Both yield undefined behavior as nefarious as buffer overruns.

neither mentioned what the long term results are of these mistakes. I
am hoping that when the operating system takes back control from my
program it frees any unfreed memory and destroys any allocations that
were given to the program at run-time or start-up. Am I correct in

In a well designed operating system that is what should happen.

this assumption or do I now need to do something to fix a whole bunch
of crap I have littered all over the ram of my computer? Please
explain if you have time.

You need to ask in a newsgroup that discusses your operating system.
Remember, there is more than one Linux.


The second question is: Please take a look at the attached code if its
not to much trouble point out any place where I wrote silly code,
glitch code, or spaghetti code. I don't know anyone else who knows
about this stuff and I don't know where those people are to be found
(except in colleges which does not apply to me at the moment).
Therefore I get no constructive criticism.

The third question is: Can anyone recommend some further reading on
memory management to me? I think code below will show that I have
probably not fully grasped the concept yet (at least I don't feel that
I have) so if anyone can please tell me where to find some more info
(a book that I could order from amazon perhaps) on memory management I
would really appreciate that.

The fourth question is: I have notice that many routines in the
library, strdup() for example, malloc() memory but then

strdup is not a standard library function.

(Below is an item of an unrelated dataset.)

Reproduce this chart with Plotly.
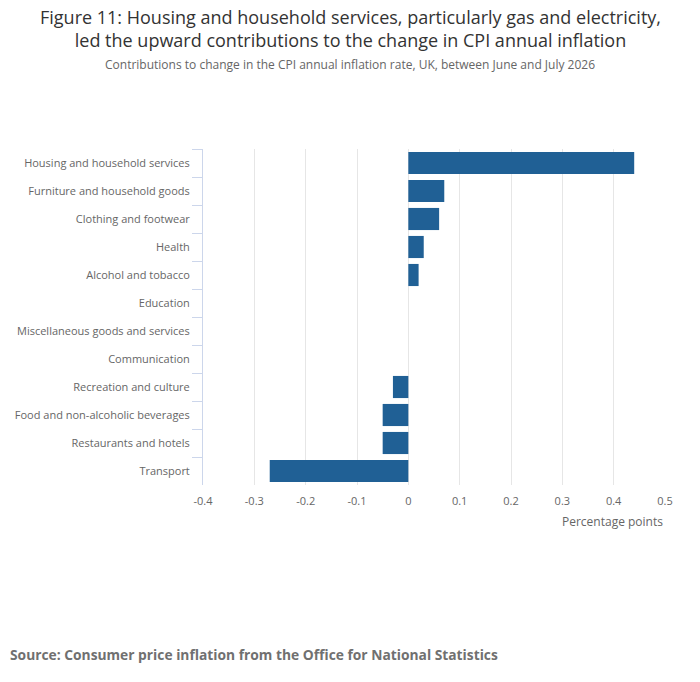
import plotly.graph_objects as go

categories = [
    "Housing and household services",
    "Furniture and household goods",
    "Clothing and footwear",
    "Health",
    "Alcohol and tobacco",
    "Education",
    "Miscellaneous goods and services",
    "Communication",
    "Recreation and culture",
    "Food and non-alcoholic beverages",
    "Restaurants and hotels",
    "Transport",
]
contributions = [0.44, 0.07, 0.06, 0.03, 0.02, 0.0, 0.0, 0.0, -0.03, -0.05, -0.05, -0.27]
x_ticks = [-0.4, -0.3, -0.2, -0.1, 0, 0.1, 0.2, 0.3, 0.4, 0.5]
x_tick_labels = ["-0.4", "-0.3", "-0.2", "-0.1", "0", "0.1", "0.2", "0.3", "0.4", "0.5"]

font = "Open Sans"

# page sits 8px in from the window corner, so plot box is placed in figure pixels
W, H = 700, 682
left, right, top, bottom = 195, 43, 141, 205
plot_w = W - left - right
plot_h = H - top - bottom


def px_x(fx):
    return (fx - left) / plot_w


def px_y(fy):
    return (H - bottom - fy) / plot_h


fig = go.Figure()
fig.add_trace(go.Bar(
    x=contributions,
    y=categories,
    orientation="h",
    marker=dict(color="#206095", line=dict(width=0)),
    hovertemplate="%{y}: %{x}<extra></extra>",
))

fig.update_layout(
    width=W,
    height=H,
    paper_bgcolor="white",
    plot_bgcolor="white",
    showlegend=False,
    bargap=0.21,
    margin=dict(l=left, r=right, t=top, b=bottom, autoexpand=False),
    font=dict(family=font, size=11, color="#666666"),
    xaxis=dict(
        range=[-0.4, 0.5],
        tickvals=x_ticks,
        ticktext=x_tick_labels,
        showgrid=True,
        gridcolor="#e6e6e6",
        gridwidth=1,
        zeroline=False,
        showline=False,
        ticks="",
        ticklabelstandoff=8,
        automargin=False,
        tickfont=dict(size=11, color="#666666"),
        fixedrange=True,
    ),
    yaxis=dict(
        autorange="reversed",
        tickson="boundaries",
        ticks="outside",
        ticklen=10,
        tickcolor="#ccd6eb",
        showline=True,
        linecolor="#ccd6eb",
        linewidth=1,
        showgrid=False,
        tickfont=dict(size=11, color="#666666"),
        ticklabelstandoff=10,
        automargin=False,
        fixedrange=True,
    ),
)

fig.add_annotation(
    text="Figure 11: Housing and household services, particularly gas and electricity,<br>"
         "led the upward contributions to the change in CPI annual inflation",
    xref="paper", yref="paper", x=px_x(342), xanchor="center",
    y=px_y(20.5), yanchor="middle",
    showarrow=False,
    font=dict(family=font, size=18, color="#333333"),
)
fig.add_annotation(
    text="Contributions to change in the CPI annual inflation rate, UK, between June and July 2026",
    xref="paper", yref="paper", x=px_x(342), xanchor="center",
    y=px_y(56), yanchor="middle",
    showarrow=False,
    font=dict(family=font, size=12, color="#666666"),
)
fig.add_annotation(
    text="Percentage points",
    xref="paper", yref="paper", x=1, xanchor="right",
    y=px_y(513), yanchor="middle",
    showarrow=False,
    font=dict(family=font, size=12, color="#666666"),
)
fig.add_annotation(
    text="<b>Source: Consumer price inflation from the Office for National Statistics</b>",
    xref="paper", yref="paper", x=px_x(0), xanchor="left",
    y=px_y(646), yanchor="middle",
    showarrow=False,
    font=dict(family=font, size=13.8, color="#707070"),
)

fig.write_html("out.html")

never free it before return, for the obvious reason that it is pretty
tough to return a pointer to freed memory. Is there some kind of
memory management at play here that I cannot see? Or is it somehow up
to the programmer to know which library calls are going to malloc() so
he or she can free them?

Any function that allocates but does not free memory should identify
this fact in its documentation. It then becomes the responsibility of
the calling function to free (or make arrangements further up the
calling tree to free) the memory. A typical example is fopen. You
have no idea what it does internally but you do know you should call
fclose to clean up when you are done with the file. If fopen does
allocate memory, fclose will free it.


The last question is: This code does throw one warning:

getline.c:76: warning: incompatible implicit declaration of built-in
function 'exit'

What is this supose to mean... it still works... but?

It means you did not include the header file which contains the
prototype for exit. Your are missing stdlib.h. As a result, the
compiler is obliged to assume that exit returns an int. However, the
compiler knows that exit returns void. void and int are incompatible
as return types.


Thank you for having taken the time to help me out here, I really
appreciate it.

//-----------------------------------------
GETLINE.C-----------------------------------------//

#include <stdio.h> // Not even sure which of these I really need

You do need this (for getc at least).

#include <malloc.h>

This is a non-standard header. Everything you need for malloc and
friends should be in stdlib.h.

#include <memory.h>

What do you think you need this for?

#include <unistd.h>

This is another non-standard header (which I don't see any need for in
your code).

#define MEMCHUNK (sizeof(char) * 50) // Get a chunck of memory size
50Xchar

Due to usenet word wrap, many of your // comments cause syntax errors
for people who copied your code and tried to compile it. For posting
messages, use /* */ comments.

Are you aware the sizeof (char) is always 1 and therefore contributes
nothing to the ultimate value of MEMCHUNK?



struct line { // This is the struct the book wanted used
size_t buflen; // The only other rules to the assignment
char *buf; // Were not to use fgets but rather getc
FILE *fp; // It has to be capable of reading memory from a
file
} *sp; // Later I will have to update this project
// To make it take care of \ continue lines
char *getline(FILE *infile); // And have it handle \n lines
char *getmore(char *buf, size_t *amount); // Have a contingency for
CR-LF
// And finally rewrite the whole thing to use fgets()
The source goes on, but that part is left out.